I moved out. I had enough of my stepdad a year later, 2014. I went downstairs into my room, texted my dad to pick me up, and that was it. At least I wish it was. My mom starts yelling from upstairs, saying I’m unbelievable, all this, all that, basically everything you’d think a mother who’s heart is breaking in front of you would say. Crying again. My stepdad comes downstairs soft-toned, asking me if I really wanted to leave, telling me this will tear my mother apart. I know it will. And it will rip me into pieces. My dad and I though, we are inseparable. He’s gone through the ringer. We’ve moved more times than I can count, either in basements of family member’s houses, or the top level of 95 East Granada Drive. That’s Brick NJ, 08723, if you wanted to look yourself. I just did, and you won’t find pictures of just the upstairs that the staircase leads to. I’ve seen my dad do whatever it takes, sacrifice everything just to make me happy. Today, I was going to be as unhappy as I ever could be.

Some background information: My stepfather and I never had the best of relationships, let’s keep it at that. But my mother and I, just like my father and I, are strapped at the hip. She is my other half. It’s not just because she birthed me. It’s because she’s the most amazing and beautiful woman this world will ever see in my eyes and anyone who encounters her (sorry Jess). But she knew I needed a change, and I also knew I’m still her little baby boy who will always come running to her with my hypochondriac episodes, like if I’m going to die from a paper cut. I know that’s what hurt her the most. Me letting go. And I saw her cry and scream for me out the front door as I got in my dad’s truck after the three parents had a conversation. 
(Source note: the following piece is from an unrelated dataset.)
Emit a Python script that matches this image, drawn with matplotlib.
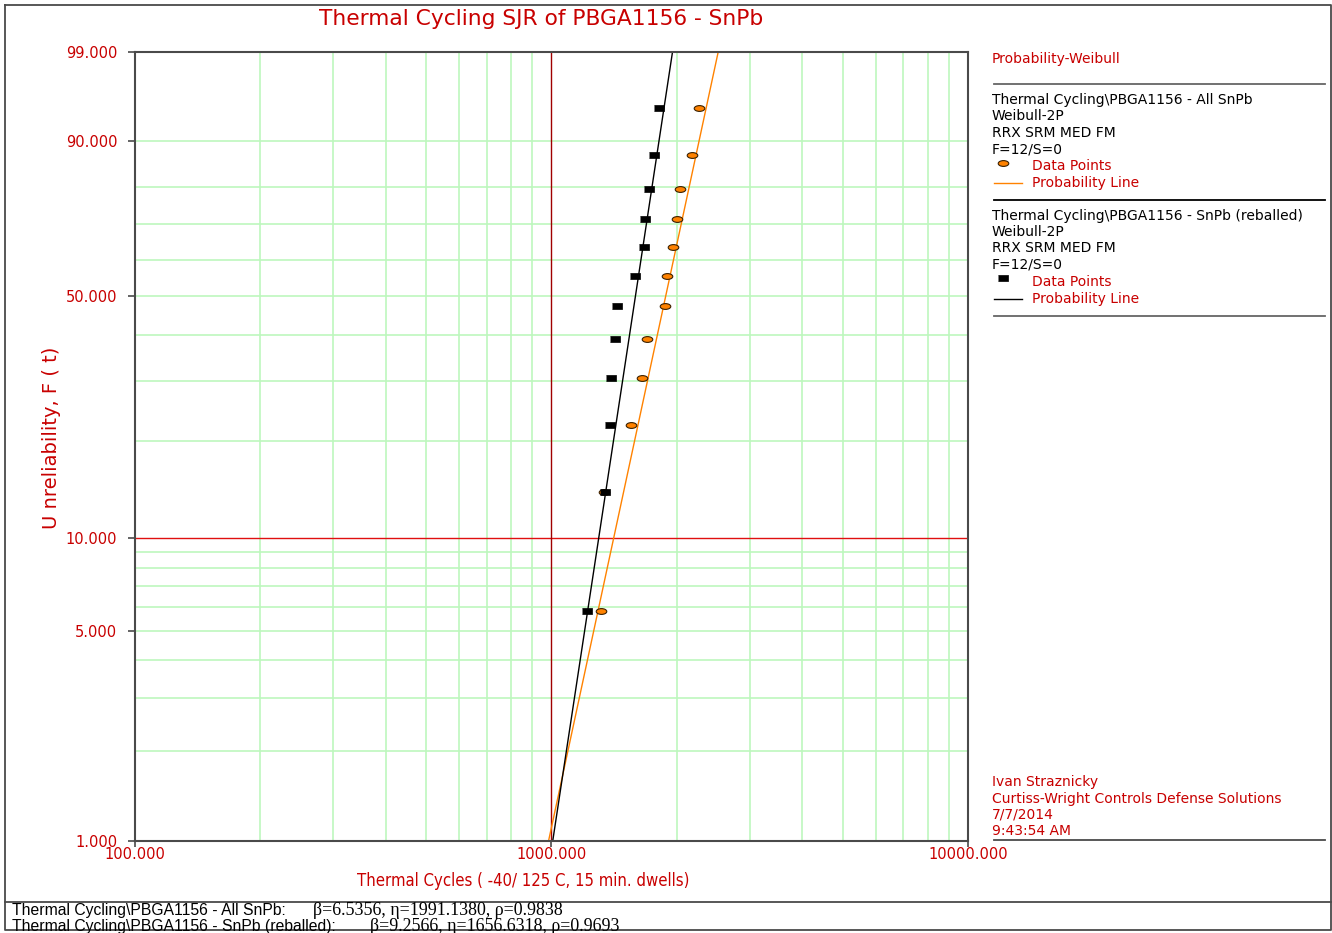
import numpy as np
import matplotlib
matplotlib.use("Agg")
import matplotlib.pyplot as plt
from matplotlib.path import Path
from matplotlib.transforms import Affine2D
from matplotlib.ticker import FixedLocator, NullFormatter, NullLocator

# unreliability plotting positions (%) for the 12 failures
unrel = [5.8, 14.0, 22.4, 30.7, 39.0, 47.1, 55.4, 63.5, 71.5, 79.5, 87.4, 94.9]
# cycles to failure
cyc_all = [1316, 1338, 1551, 1651, 1700, 1871, 1898, 1956, 2006, 2033, 2176, 2258]
cyc_reb = [1216, 1348, 1383, 1391, 1422, 1440, 1588, 1669, 1681, 1713, 1761, 1816]

# Weibull-2P fits (RRX)
beta_all, eta_all, rho_all = 6.5356, 1991.1380, 0.9838
beta_reb, eta_reb, rho_reb = 9.2566, 1656.6318, 0.9693

yticks = [1, 5, 10, 50, 90, 99]
ygrid = [2, 3, 4, 5, 6, 7, 8, 9, 20, 30, 40, 50, 60, 70, 80, 90]
xticks = [100, 1000, 10000]
xgrid = [200, 300, 400, 500, 600, 700, 800, 900,
         2000, 3000, 4000, 5000, 6000, 7000, 8000, 9000]

RED = "#c80000"
GRN = "#bdf7bd"
ORANGE = "#ff8200"
FRAME = "#4a4a4a"
W, H = 1332, 933
AX_L, AX_R, AX_T, AX_B = 134.7, 968.0, 51.7, 840.7


def wb_fwd(p):
    p = np.clip(np.asarray(p, dtype=float), 1e-6, 100 - 1e-6)
    return np.log(-np.log(1 - p / 100.0))


def wb_inv(w):
    return 100.0 * (1 - np.exp(-np.exp(np.asarray(w, dtype=float))))


def wb_line(beta, eta):
    F = np.linspace(1, 99, 300)
    t = eta * (-np.log(1 - F / 100.0)) ** (1.0 / beta)
    return t, F


def ax_frac(px, py):
    return (px - AX_L) / (AX_R - AX_L), (AX_B - py) / (AX_B - AX_T)


ell = Path.unit_circle().transformed(Affine2D().scale(1.0, 0.55))
rect = [(-1, -0.5), (1, -0.5), (1, 0.5), (-1, 0.5)]

fig = plt.figure(figsize=(W / 100, H / 100), dpi=100)
ax = fig.add_axes([AX_L / W, 1 - AX_B / H, (AX_R - AX_L) / W, (AX_B - AX_T) / H])

ax.set_xscale("log")
ax.set_yscale("function", functions=(wb_fwd, wb_inv))
ax.set_xlim(100, 10000)
ax.set_ylim(1, 99)

# grid
for g in xgrid:
    ax.axvline(g, color=GRN, lw=1.2, zorder=1)
for g in ygrid:
    ax.axhline(g, color=GRN, lw=1.2, zorder=1)
ax.axhline(10, color="#e01010", lw=1.0, zorder=2)
ax.axvline(1000, color="#a00000", lw=1.0, zorder=2)

# probability lines
t, F = wb_line(beta_all, eta_all)
ax.plot(t, F, color=ORANGE, lw=1.0, zorder=3)
t, F = wb_line(beta_reb, eta_reb)
ax.plot(t, F, color="black", lw=1.0, zorder=3)

# data points
ax.plot(cyc_all, unrel, ls="none", marker=ell, ms=7.6, mfc=ORANGE,
        mec="#3a2000", mew=0.8, zorder=4)
ax.plot(cyc_reb, unrel, ls="none", marker=rect, ms=7.4, mfc="black",
        mec="black", mew=0.5, zorder=5)

ax.xaxis.set_major_locator(FixedLocator(xticks))
ax.xaxis.set_minor_locator(NullLocator())
ax.set_xticklabels(["100.000", "1000.000", "10000.000"])
ax.yaxis.set_major_locator(FixedLocator(yticks))
ax.yaxis.set_minor_locator(NullLocator())
ax.yaxis.set_minor_formatter(NullFormatter())
ax.set_yticklabels(["%.3f" % v for v in yticks])
ax.tick_params(axis="both", colors=FRAME, labelcolor=RED, labelsize=10.5,
               width=1.2)
ax.tick_params(axis="y", length=5, pad=7.5)
ax.tick_params(axis="x", length=4, pad=0.5)

for s in ax.spines.values():
    s.set_color(FRAME)
    s.set_linewidth(1.5)
    s.set_zorder(6)

ax.set_xlabel("Thermal Cycles ( -40/ 125 C, 15 min. dwells)", color=RED,
              fontsize=12, fontstretch="condensed", va="center")
ax.xaxis.set_label_coords(*ax_frac(523, 880.7))
ax.set_ylabel("U nreliability, F ( t)", color=RED, fontsize=14, va="center")
ax.yaxis.set_label_coords(*ax_frac(52, 437.5))

# overlay in pixel coordinates for title, side panel and footer
ov = fig.add_axes([0, 0, 1, 1], zorder=-1)
ov.set_xlim(0, W)
ov.set_ylim(H, 0)
ov.axis("off")

ov.plot([5.3, 1330.7, 1330.7, 5.3, 5.3], [5.3, 5.3, 930, 930, 5.3],
        color=FRAME, lw=1.3)
ov.plot([5.3, 1330.7], [901.7, 901.7], color=FRAME, lw=1.3)

ov.text(541, 19, "Thermal Cycling SJR of PBGA1156 - SnPb", color=RED,
        fontsize=15.7, ha="center", va="center")

side = dict(fontsize=10, va="center", ha="left")
ov.text(992, 59.5, "Probability-Weibull", color=RED, **side)
ov.plot([994, 1325], [84.3, 84.3], color="#666666", lw=1.3)

blocks = [
    (100, "Thermal Cycling\\PBGA1156 - All SnPb", "o", ORANGE),
    (215.7, "Thermal Cycling\\PBGA1156 - SnPb (reballed)", "s", "black"),
]
for y0, name, mk, col in blocks:
    ov.text(992, y0, name, color="black", **side)
    ov.text(992, y0 + 16.5, "Weibull-2P", color="black", **side)
    ov.text(992, y0 + 32.8, "RRX SRM MED FM", color="black", **side)
    ov.text(992, y0 + 49.3, "F=12/S=0", color="black", **side)
    if mk == "o":
        ov.plot([1003], [y0 + 62.7], ls="none", marker=ell, ms=7.6, mfc=ORANGE,
                mec="#3a2000", mew=0.8)
    else:
        ov.plot([1003], [y0 + 62], ls="none", marker=rect, ms=7.4, mfc="black",
                mec="black", mew=0.5)
    ov.text(1032.5, y0 + 66, "Data Points", color=RED, **side)
    ov.plot([994, 1021.7], [y0 + 83.3, y0 + 83.3], color=col, lw=1.0)
    ov.text(1032.5, y0 + 83, "Probability Line", color=RED, **side)
ov.plot([994, 1325], [200.3, 200.3], color="black", lw=1.3)
ov.plot([994, 1325], [315.7, 315.7], color="#666666", lw=1.3)

for i, s in enumerate(["Ivan Straznicky",
                       "Curtiss-Wright Controls Defense Solutions",
                       "7/7/2014", "9:43:54 AM"]):
    ov.text(992, 782.3 + i * 16.3, s, color=RED, **side)
ov.plot([994, 1325], [840.3, 840.3], color=FRAME, lw=1.3)

# footer with fitted parameters (second row runs under the frame)
foot = [
    ("Thermal Cycling\\PBGA1156 - All SnPb:", 313, beta_all, eta_all, rho_all),
    ("Thermal Cycling\\PBGA1156 - SnPb (reballed):", 370, beta_reb, eta_reb, rho_reb),
]
clip = plt.Rectangle((5.3, 902.5), 1325, 27.0, transform=ov.transData)
for i, (name, xp, b, e, r) in enumerate(foot):
    y = 915 + i * 16
    t1 = ov.text(12, y, name, color="black", fontsize=11.3,
                 family="Liberation Sans", va="baseline", ha="left")
    t2 = ov.text(xp, y, "\u03b2=%.4f, \u03b7=%.4f, \u03c1=%.4f" % (b, e, r),
                 color="black", fontsize=12.9, family="Liberation Serif",
                 va="baseline", ha="left")
    t1.set_clip_path(clip)
    t2.set_clip_path(clip)

fig.savefig("out.png", dpi=100, facecolor="white")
I believe, and I know, that this is a road that is “less traveled.” It’s a road that nobody else will ever come close to in their lives, because everyone is unique in their situations. I didn’t have to go to my dads. I didn’t have to see my friends after school everyday now because it’s no longer a two minute drive, it’s now a 25 minute one. I didn’t have to not push myself to be better academically and strive to be the first to go to college on my dad’s side. But I did, and look at everything now. My relationships with both my parents are at an all-time high, my dad and I bought our first house (again, not mine, but you get it). My mom has Josie, our new dog, as well as her first daughter keeping her company when my three brothers and stepdad are driving her off the walls at home until I come home. Men, right? But seriously, there’s nothing wrong with my stepdad and me now. There’s no tension anywhere. Life is as good as it’s ever been. 

The Jets are 28-45 since Nick Folk hit that game-winning field goal. He’s also been out of a job since Week 5 of this season. Funny how much bad has happened since that day.